* DIRECTION *
Look through the records below, and copy out every line that holds the string "this".

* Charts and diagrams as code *
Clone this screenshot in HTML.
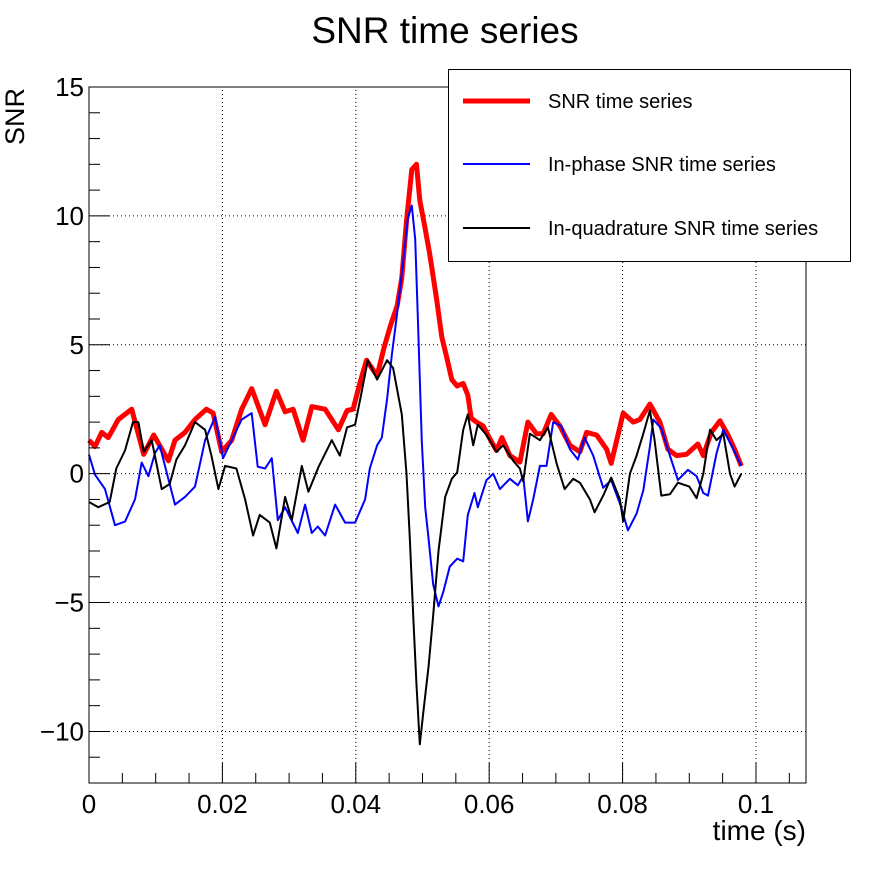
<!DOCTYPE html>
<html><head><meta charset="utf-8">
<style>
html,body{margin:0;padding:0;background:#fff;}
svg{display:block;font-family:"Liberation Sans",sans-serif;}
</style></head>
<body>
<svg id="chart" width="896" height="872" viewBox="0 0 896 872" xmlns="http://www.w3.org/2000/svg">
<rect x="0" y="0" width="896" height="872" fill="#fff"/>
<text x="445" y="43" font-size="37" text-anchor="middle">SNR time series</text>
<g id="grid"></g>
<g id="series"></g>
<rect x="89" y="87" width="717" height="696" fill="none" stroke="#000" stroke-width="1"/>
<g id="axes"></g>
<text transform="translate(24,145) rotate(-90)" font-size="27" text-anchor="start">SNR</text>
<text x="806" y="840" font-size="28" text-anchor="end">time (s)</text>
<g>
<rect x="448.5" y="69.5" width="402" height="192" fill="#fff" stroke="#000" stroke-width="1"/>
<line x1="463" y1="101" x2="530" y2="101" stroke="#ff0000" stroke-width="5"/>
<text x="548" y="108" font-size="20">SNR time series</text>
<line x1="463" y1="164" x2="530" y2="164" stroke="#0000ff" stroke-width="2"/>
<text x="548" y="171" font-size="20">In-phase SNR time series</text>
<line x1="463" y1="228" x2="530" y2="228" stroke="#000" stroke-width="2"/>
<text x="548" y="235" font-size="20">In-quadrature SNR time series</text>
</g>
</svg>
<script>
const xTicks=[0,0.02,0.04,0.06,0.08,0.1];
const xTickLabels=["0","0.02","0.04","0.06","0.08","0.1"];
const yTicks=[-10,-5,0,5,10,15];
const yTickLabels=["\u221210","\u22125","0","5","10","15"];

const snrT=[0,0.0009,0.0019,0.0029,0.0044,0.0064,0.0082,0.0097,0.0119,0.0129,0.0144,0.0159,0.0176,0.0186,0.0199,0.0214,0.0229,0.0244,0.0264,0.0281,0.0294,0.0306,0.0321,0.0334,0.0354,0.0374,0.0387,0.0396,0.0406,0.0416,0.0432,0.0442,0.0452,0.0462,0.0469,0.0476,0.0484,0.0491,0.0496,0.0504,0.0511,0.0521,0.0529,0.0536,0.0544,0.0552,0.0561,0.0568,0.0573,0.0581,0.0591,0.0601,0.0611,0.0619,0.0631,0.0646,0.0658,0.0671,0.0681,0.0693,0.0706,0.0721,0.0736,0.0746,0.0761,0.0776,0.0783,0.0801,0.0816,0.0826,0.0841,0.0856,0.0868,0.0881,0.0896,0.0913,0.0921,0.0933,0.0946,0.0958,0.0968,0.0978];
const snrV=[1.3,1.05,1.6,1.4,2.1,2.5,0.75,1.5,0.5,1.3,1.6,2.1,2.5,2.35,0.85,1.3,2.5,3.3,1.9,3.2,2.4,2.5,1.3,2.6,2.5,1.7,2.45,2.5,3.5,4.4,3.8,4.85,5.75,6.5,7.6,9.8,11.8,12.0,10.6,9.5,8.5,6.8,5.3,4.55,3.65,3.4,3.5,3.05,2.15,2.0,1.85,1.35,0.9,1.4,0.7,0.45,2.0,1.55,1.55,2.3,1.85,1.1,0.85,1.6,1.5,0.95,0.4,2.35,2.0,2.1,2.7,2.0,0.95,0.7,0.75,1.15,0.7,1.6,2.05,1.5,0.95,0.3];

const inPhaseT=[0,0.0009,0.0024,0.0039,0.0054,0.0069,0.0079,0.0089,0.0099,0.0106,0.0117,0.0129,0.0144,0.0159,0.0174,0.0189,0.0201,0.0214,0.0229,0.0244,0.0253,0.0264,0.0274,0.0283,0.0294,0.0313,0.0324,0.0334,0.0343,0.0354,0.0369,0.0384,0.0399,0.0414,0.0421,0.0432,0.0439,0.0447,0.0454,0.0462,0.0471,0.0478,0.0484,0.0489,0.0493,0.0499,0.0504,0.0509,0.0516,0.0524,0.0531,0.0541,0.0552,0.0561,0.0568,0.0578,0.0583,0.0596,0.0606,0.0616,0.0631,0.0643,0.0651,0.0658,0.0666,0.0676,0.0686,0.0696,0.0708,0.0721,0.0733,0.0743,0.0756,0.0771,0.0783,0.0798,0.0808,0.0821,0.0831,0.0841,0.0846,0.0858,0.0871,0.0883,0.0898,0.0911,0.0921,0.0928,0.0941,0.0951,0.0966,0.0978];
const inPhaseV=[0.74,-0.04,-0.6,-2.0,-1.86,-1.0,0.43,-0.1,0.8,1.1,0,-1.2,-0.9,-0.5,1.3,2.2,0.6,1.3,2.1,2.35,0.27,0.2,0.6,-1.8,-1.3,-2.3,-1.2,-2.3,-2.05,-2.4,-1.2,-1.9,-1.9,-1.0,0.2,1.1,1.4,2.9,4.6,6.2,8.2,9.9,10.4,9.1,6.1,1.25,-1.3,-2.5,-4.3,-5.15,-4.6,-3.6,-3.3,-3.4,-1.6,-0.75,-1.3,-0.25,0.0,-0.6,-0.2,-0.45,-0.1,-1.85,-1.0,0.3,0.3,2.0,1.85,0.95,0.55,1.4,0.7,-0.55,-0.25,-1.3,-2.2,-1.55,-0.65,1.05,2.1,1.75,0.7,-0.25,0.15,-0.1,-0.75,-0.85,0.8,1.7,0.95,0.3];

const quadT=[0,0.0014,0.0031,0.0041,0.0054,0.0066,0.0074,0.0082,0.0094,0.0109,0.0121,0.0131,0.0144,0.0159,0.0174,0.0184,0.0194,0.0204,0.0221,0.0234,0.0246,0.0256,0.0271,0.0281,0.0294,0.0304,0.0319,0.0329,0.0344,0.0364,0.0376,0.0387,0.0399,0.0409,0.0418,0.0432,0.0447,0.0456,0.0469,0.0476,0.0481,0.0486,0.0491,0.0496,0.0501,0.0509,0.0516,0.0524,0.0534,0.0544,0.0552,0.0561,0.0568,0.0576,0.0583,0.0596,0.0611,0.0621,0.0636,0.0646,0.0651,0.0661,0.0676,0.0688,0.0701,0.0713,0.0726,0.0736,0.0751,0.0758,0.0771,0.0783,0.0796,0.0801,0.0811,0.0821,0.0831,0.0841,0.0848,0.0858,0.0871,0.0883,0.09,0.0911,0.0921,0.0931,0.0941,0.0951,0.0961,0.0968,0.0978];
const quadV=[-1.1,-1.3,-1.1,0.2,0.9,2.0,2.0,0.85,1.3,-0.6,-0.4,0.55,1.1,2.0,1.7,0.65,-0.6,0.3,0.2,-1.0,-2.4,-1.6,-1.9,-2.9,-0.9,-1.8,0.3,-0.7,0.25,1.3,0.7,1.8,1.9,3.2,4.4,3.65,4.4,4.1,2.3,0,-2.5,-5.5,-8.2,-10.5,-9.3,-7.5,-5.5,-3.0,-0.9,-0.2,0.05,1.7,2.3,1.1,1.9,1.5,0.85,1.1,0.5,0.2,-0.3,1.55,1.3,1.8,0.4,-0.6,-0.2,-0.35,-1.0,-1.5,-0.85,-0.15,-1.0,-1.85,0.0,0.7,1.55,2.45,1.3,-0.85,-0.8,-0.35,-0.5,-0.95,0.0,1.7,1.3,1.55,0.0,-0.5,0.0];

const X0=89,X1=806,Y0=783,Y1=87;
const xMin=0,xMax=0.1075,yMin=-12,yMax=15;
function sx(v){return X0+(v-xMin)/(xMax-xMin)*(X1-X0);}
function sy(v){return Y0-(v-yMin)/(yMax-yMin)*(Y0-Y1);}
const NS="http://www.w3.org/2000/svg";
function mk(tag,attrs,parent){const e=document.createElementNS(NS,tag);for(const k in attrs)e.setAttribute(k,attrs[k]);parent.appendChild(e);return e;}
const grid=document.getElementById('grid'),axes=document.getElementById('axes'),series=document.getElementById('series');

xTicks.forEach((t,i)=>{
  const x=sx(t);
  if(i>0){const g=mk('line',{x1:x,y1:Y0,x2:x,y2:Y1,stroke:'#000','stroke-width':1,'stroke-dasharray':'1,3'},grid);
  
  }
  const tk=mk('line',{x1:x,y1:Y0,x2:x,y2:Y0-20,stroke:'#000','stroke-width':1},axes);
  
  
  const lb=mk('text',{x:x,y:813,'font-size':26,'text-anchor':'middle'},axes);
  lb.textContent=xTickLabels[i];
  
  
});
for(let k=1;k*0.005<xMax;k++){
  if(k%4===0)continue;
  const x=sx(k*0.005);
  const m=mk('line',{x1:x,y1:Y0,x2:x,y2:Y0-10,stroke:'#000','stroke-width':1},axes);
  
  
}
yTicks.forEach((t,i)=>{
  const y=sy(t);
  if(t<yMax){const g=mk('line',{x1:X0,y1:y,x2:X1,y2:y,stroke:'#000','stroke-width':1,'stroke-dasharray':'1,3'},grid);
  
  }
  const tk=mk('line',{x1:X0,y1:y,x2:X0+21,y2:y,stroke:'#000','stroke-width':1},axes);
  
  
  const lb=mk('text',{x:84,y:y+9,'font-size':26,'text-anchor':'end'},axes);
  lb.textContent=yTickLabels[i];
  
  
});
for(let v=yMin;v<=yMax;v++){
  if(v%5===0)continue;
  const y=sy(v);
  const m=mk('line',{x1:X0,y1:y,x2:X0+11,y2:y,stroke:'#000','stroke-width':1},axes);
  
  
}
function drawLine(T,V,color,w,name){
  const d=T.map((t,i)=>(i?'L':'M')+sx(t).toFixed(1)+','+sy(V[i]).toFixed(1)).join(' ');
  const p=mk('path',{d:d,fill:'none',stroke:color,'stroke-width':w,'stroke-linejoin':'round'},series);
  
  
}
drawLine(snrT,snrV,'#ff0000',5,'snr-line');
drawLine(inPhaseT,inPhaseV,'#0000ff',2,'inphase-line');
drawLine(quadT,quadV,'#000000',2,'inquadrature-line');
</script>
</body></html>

==

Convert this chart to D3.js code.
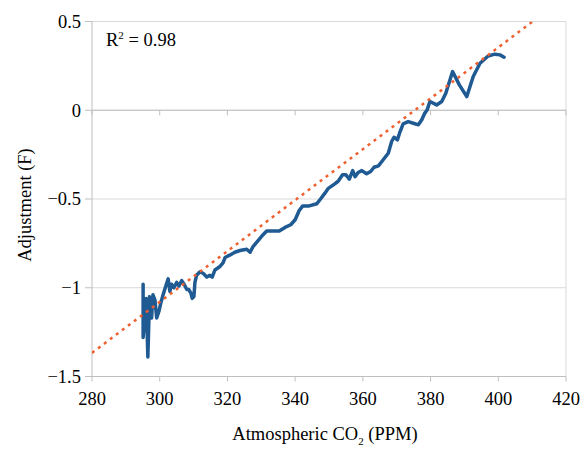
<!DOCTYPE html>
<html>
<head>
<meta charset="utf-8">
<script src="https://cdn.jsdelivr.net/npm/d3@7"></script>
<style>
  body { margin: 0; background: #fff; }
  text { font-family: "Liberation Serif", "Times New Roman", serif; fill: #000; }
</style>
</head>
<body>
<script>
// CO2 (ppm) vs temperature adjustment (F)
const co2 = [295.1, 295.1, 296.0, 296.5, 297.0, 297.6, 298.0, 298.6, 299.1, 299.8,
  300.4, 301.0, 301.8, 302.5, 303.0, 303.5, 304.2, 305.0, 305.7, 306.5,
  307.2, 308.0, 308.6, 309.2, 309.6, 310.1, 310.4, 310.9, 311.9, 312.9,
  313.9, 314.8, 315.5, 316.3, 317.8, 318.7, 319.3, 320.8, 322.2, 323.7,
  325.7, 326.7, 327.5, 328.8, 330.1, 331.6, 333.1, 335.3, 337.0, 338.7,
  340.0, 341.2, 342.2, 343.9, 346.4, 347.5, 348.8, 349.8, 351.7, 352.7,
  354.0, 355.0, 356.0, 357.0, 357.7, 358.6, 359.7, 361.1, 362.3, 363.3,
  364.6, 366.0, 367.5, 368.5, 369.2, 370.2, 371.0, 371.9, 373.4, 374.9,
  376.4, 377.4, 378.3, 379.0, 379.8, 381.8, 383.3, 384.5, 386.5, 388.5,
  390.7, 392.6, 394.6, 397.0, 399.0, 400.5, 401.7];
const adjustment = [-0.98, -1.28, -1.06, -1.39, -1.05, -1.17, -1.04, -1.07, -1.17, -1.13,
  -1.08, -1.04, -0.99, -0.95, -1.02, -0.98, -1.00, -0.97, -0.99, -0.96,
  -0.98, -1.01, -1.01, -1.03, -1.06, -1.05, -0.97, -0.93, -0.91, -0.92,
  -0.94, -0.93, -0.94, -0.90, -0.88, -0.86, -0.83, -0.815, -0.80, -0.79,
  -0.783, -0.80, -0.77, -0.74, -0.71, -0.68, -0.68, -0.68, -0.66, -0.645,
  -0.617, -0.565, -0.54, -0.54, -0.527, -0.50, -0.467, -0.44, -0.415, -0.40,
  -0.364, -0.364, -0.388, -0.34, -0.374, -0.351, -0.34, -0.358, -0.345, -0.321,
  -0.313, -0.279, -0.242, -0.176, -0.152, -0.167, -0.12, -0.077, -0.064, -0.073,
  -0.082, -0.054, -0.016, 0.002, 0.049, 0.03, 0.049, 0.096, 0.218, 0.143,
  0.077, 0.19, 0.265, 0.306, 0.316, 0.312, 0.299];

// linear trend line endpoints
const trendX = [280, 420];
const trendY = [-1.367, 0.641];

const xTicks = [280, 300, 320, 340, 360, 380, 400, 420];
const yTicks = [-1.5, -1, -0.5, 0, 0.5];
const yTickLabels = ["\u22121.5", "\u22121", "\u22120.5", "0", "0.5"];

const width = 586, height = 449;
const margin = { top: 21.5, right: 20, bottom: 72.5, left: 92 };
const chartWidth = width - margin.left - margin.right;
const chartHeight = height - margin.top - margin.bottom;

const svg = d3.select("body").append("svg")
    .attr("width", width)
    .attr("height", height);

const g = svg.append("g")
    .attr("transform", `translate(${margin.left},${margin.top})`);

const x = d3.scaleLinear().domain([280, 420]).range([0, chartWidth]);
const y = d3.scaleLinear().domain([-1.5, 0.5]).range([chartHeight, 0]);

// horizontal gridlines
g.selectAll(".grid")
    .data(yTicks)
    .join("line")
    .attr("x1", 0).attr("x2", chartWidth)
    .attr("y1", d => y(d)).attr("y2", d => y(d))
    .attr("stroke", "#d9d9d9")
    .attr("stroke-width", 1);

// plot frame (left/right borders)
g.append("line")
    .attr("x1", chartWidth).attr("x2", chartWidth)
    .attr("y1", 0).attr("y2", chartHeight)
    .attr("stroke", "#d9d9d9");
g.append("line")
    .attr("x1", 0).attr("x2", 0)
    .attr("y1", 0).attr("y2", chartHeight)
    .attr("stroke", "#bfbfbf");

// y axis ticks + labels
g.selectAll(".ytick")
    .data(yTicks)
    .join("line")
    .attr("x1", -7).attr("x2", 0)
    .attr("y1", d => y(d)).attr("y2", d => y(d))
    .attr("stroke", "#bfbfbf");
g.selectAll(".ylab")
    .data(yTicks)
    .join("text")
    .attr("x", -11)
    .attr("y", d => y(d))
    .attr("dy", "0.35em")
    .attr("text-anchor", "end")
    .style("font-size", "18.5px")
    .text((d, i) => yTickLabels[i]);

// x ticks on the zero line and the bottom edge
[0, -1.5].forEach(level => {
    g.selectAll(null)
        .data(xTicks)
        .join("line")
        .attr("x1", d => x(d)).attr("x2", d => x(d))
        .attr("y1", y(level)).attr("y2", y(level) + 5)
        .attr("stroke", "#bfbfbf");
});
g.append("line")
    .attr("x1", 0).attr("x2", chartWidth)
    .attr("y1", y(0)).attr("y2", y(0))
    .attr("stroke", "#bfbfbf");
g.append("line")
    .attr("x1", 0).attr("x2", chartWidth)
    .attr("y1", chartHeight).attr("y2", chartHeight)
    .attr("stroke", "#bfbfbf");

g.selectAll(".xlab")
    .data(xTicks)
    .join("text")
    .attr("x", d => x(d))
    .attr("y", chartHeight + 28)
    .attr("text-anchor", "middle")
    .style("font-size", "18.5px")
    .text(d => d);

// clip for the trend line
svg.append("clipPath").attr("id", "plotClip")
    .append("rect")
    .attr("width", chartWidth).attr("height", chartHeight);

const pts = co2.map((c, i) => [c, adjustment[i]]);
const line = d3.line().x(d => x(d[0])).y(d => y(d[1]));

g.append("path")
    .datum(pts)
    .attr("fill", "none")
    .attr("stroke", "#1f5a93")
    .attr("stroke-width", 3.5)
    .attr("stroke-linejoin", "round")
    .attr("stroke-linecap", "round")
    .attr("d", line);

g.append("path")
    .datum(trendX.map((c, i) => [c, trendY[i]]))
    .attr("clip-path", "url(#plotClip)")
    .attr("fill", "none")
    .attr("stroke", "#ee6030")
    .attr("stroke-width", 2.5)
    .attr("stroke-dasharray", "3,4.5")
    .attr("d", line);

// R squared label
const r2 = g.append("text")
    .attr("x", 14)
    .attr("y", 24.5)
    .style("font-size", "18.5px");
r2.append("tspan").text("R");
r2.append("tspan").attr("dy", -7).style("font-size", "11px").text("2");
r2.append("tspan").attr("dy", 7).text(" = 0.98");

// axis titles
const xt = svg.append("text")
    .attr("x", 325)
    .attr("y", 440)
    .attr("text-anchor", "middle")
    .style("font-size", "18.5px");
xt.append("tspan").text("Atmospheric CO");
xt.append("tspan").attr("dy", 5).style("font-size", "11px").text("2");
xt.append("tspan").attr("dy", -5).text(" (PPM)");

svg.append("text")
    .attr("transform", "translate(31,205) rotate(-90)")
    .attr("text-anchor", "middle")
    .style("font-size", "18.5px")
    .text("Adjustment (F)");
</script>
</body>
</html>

* RESPONSE TO THE EXERCISE *
Clone this screenshot in HTML.
Convert this chart to D3.js code.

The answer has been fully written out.